Le projet de Partenariat transpacifique vient de faire un bond en avant avec le feu vert du Sénat accordé au président américain Barack Obama pour accélérer les négociations. Il est maintenant possible qu'un accord soit conclu avant la fin de l'année. Plus qu'une entente commerciale, ce partenariat vise à redéfinir la zone d'influence des États-Unis en Asie, pour ne pas laisser toute la place à la Chine. Le rôle des partenaires traditionnels des Américains, comme le Canada, pourrait en être diminué. Explications.

Un accord mammouth

Les États-Unis tiennent à redéfinir les règles commerciales avec les pays d'Asie pour freiner l'influence de la Chine dans cette partie du monde. «Si nous ne le faisons pas, la Chine le fera, et l'Amérique sera écartée», a dit Barack Obama dans une entrevue récente au Wall Street Journal. L'Asie devrait regrouper les deux tiers de la population du monde en 2030 et produire la moitié de la richesse mondiale en 2050. Douze pays participent aux négociations. En plus des États-Unis et du Canada, il y a l'Australie, Brunei, le Chili, le Japon, la Malaisie, le Mexique, la Nouvelle-Zélande, le Pérou, Singapour et le Vietnam.

Des embûches pour Obama

C'est dans son propre parti que le président Obama fait face aux plus grandes critiques de son projet de libre-échange. Les syndicats et les groupes environnementaux qui forment la base électorale des démocrates sont traditionnellement contre le libre-échange, et même Hillary Clinton, candidate à la succession présidentielle, s'éloigne de ses convictions libre-échangistes. Il faut faire attention au commerce pour le seul mérite du commerce, a-t-elle dit.

Un bâton dans les roues du Canada

Le Canada est un partisan enthousiaste du projet, mais la nouvelle impulsion donnée au Partenariat transpacifique contrarie ses efforts pour conclure ses propres accords avec les partenaires de son choix. Ainsi, les discussions en cours entre le Canada et le Japon pour conclure un accord commercial bilatéral axé sur l'énergie avaient progressé à bonne vitesse, mais elles traînent maintenant en longueur. Le Japon ne serait plus intéressé à s'entendre avec le Canada maintenant qu'un accord plus large piloté par les États-Unis est en vue.

Les questions sensibles

Au Canada, la concrétisation du Partenariat transpacifique aurait un effet accélérateur sur l'économie canadienne, selon le gouvernement Harper.

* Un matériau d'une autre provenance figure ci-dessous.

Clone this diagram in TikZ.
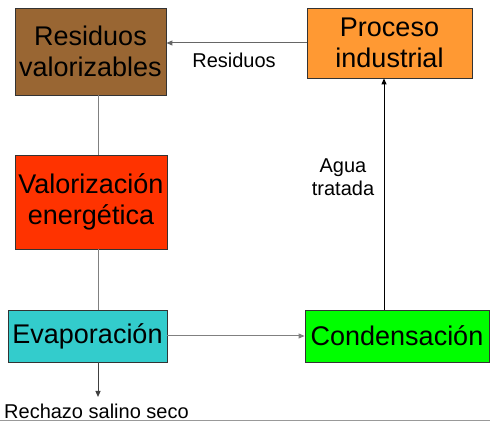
\documentclass[tikz,border=0pt]{standalone}
\usepackage{fontspec}
\setmainfont{Liberation Sans}
\usetikzlibrary{arrows.meta}
\definecolor{cbrown}{RGB}{153,102,51}
\definecolor{corange}{RGB}{255,153,51}
\definecolor{cred}{RGB}{255,51,0}
\definecolor{cteal}{RGB}{51,204,204}
\definecolor{cgreen}{RGB}{0,255,0}
\definecolor{cline}{RGB}{128,128,128}
\definecolor{cborder}{RGB}{51,51,51}
\tikzset{
  box/.style={draw=cborder, line width=0.8pt, rectangle, inner sep=0pt, align=center,
    font=\fontsize{27}{31}\selectfont},
  lbl/.style={inner sep=0pt, align=center, font=\fontsize{20}{23}\selectfont},
  conn/.style={draw=cline, line width=1pt},
  arr/.style={line width=1pt, -{Triangle[length=6pt,width=5pt]}},
}
\begin{document}
\begin{tikzpicture}[x=1pt,y=1pt]
\useasboundingbox (0,0) rectangle (490,423);
% boxes (y = 423 - image y)
\node[box, fill=cbrown, minimum width=151pt, minimum height=87pt] (RV) at (90.5,371.5) {Residuos\\valorizables};
\node[box, fill=corange, minimum width=165pt, minimum height=70pt] (PI) at (389.5,380) {Proceso\\industrial};
\node[box, fill=cred, minimum width=152pt, minimum height=94pt] (VE) at (91,221) {Valorización\\energética};
\node[box, fill=cteal, minimum width=159pt, minimum height=52pt] (EV) at (87.5,87) {Evaporación};
\node[box, fill=cgreen, minimum width=184pt, minimum height=52pt] (CO) at (397,87) {Condensación};
% labels
\node[lbl] (lres) at (234,363) {Residuos};
\node[lbl] (lagua) at (343,246) {Agua\\tratada};
\node[lbl, anchor=west] (lrech) at (4,12) {Rechazo salino seco};
% helper coordinates
\coordinate (xv) at (98,0);
\coordinate (xc) at (384,0);
\coordinate (rend) at (98,26);
% connectors
\draw[conn] (RV.south -| xv) -- (VE.north -| xv);
\draw[conn] (VE.south -| xv) -- (EV.north -| xv);
\draw[arr, draw=black!75] (EV.south -| xv) -- (rend);
\draw[arr, draw=cline] (EV.east) -- (CO.west);
\draw[arr, draw=black] (CO.north -| xc) -- (PI.south -| xc);
\draw[arr, draw=black!60] (PI.west) -- (PI.west -| RV.east);
% bottom rule
\coordinate (bl) at (0,2);
\coordinate (br) at (490,2);
\draw[draw=black!40, line width=1pt] (bl) -- (br);
\end{tikzpicture}
\end{document}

L'accord pourrait avoir un effet positif de 0,5% sur le produit intérieur brut canadien, soit l'équivalent de 9 milliards de dollars, estime l'Institut Fraser. Le Partenariat couvre non seulement les tarifs douaniers, mais aussi les normes sanitaires, les produits financiers, la culture et l'agriculture.

Les agriculteurs sur le pied de guerre

Tout nouvel accord commercial impose toutefois des compromis à ses signataires. Et au Québec, les agriculteurs craignent l'élimination de la gestion de l'offre, qui permet d'équilibrer l'offre et la demande et d'assurer des revenus stables aux producteurs. L'Union des producteurs agricoles a fait une sortie publique à ce sujet lundi en compagnie du ministre québécois de l'Agriculture, Pierre Paradis, et d'autres représentants de l'industrie. Aux États-Unis, les syndicats craignent de voir disparaître d'autres usines au profit des producteurs asiatiques, dont les coûts de main-d'oeuvre sont plus bas.

La suite prévue

L'accord du Sénat pour mettre les négociations sur le Partenariat transpacifique change la donne pour le président Obama, estime John Parisella, membre associé de l'Observatoire sur les États-Unis de la chaire Raoul-Dandurand de l'Université du Québec à Montréal. Selon ce spécialiste de la politique américaine, cette entente commerciale pourrait devenir un des legs de la présidence Obama, au même titre que l'Obamacare ou l'entente avec l'Iran sur les armes nucléaires. C'est la Chambre des représentants, à majorité républicaine, qui décidera maintenant de la suite des choses. Si le président réussit ce pari, ce sera grâce aux républicains, traditionnellement en faveur du libre-échange.